CREATE TABLE experiments (
    experiment_id  TEXT PRIMARY KEY,
    config         JSONB        NOT NULL,
    created_at     TIMESTAMPTZ  DEFAULT now()
);

CREATE TABLE model_results (
    id             SERIAL PRIMARY KEY,
    experiment_id  TEXT         REFERENCES experiments(experiment_id),
    model_path     TEXT,
    train_from     TIMESTAMPTZ,
    train_to       TIMESTAMPTZ,
    metrics        JSONB,
    gate_passed    BOOLEAN,
    gate_failures  TEXT[],
    trained_at     TIMESTAMPTZ  DEFAULT now()
);

-- Find all experiments that passed the gate, sorted by Sharpe
SELECT
    experiment_id,
    metrics->>'sharpe'   AS sharpe,
    metrics->>'win_rate' AS win_rate,
    metrics->>'alpha'    AS alpha,
    trained_at
FROM model_results
WHERE gate_passed = true
ORDER BY (metrics->>'sharpe')::float DESC;

What this buys you

After running many training iterations, the config-driven approach made a few things clear that would have been difficult to see otherwise.

Reproducibility is the first one. Every model can be rebuilt exactly from its config file. There's no mental state to reconstruct about what settings were active that day.
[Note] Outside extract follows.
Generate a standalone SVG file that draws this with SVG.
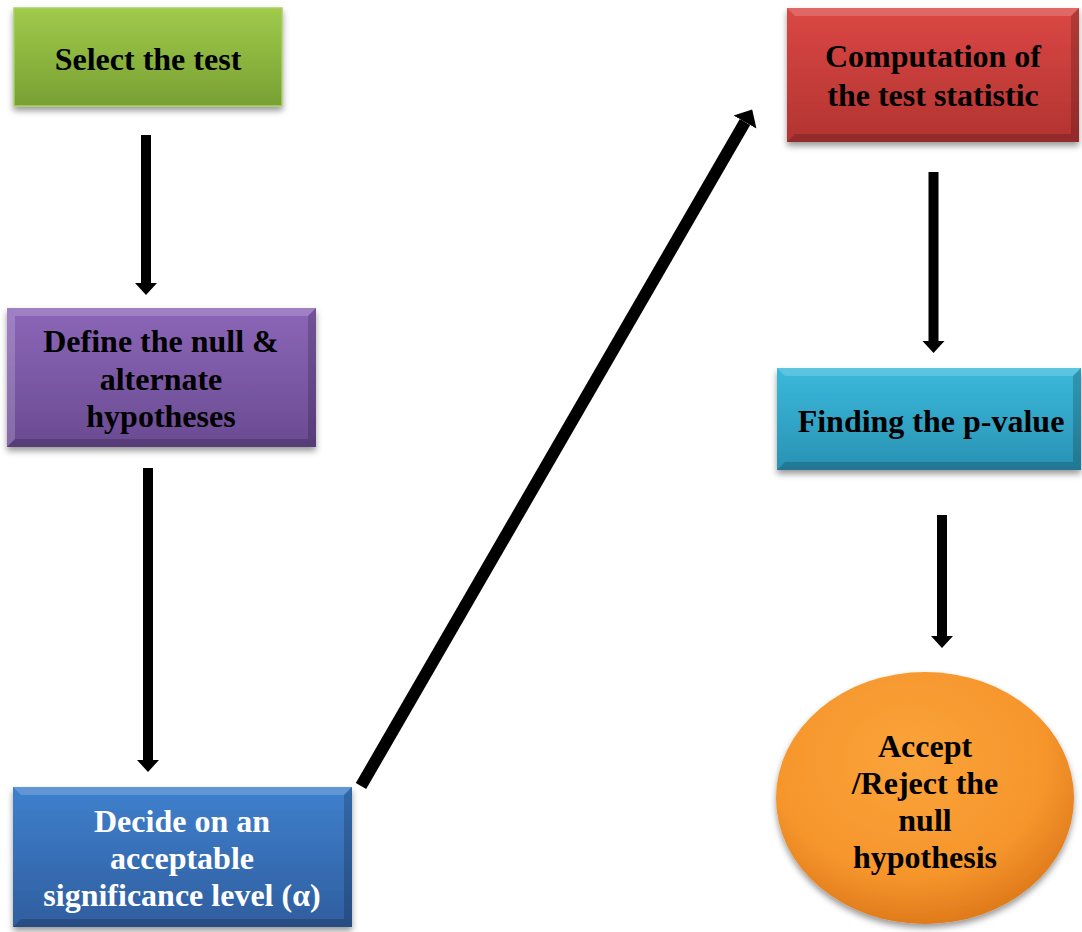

Iteration speed is the second. Trying a new feature combination doesn't require a code change, a review, or any risk of breaking existing models. Write the YAML, run the command.

Analysis is the third. Because every result is in PostgreSQL with a consistent schema, it's straightforward to query across all experiments. Which feature groups appear most often in passing models? Which timeframes produce the most reliable results? Which symbols have enough volume for the model's minimum trade count? These are SQL queries, not grepping through log files.

The pattern isn't specific to trading. Any problem with multiple hypothesis variations: A/B testing infrastructure, hyperparameter search, recommendation model variants. All benefit from the same separation between experiment definition and execution engine.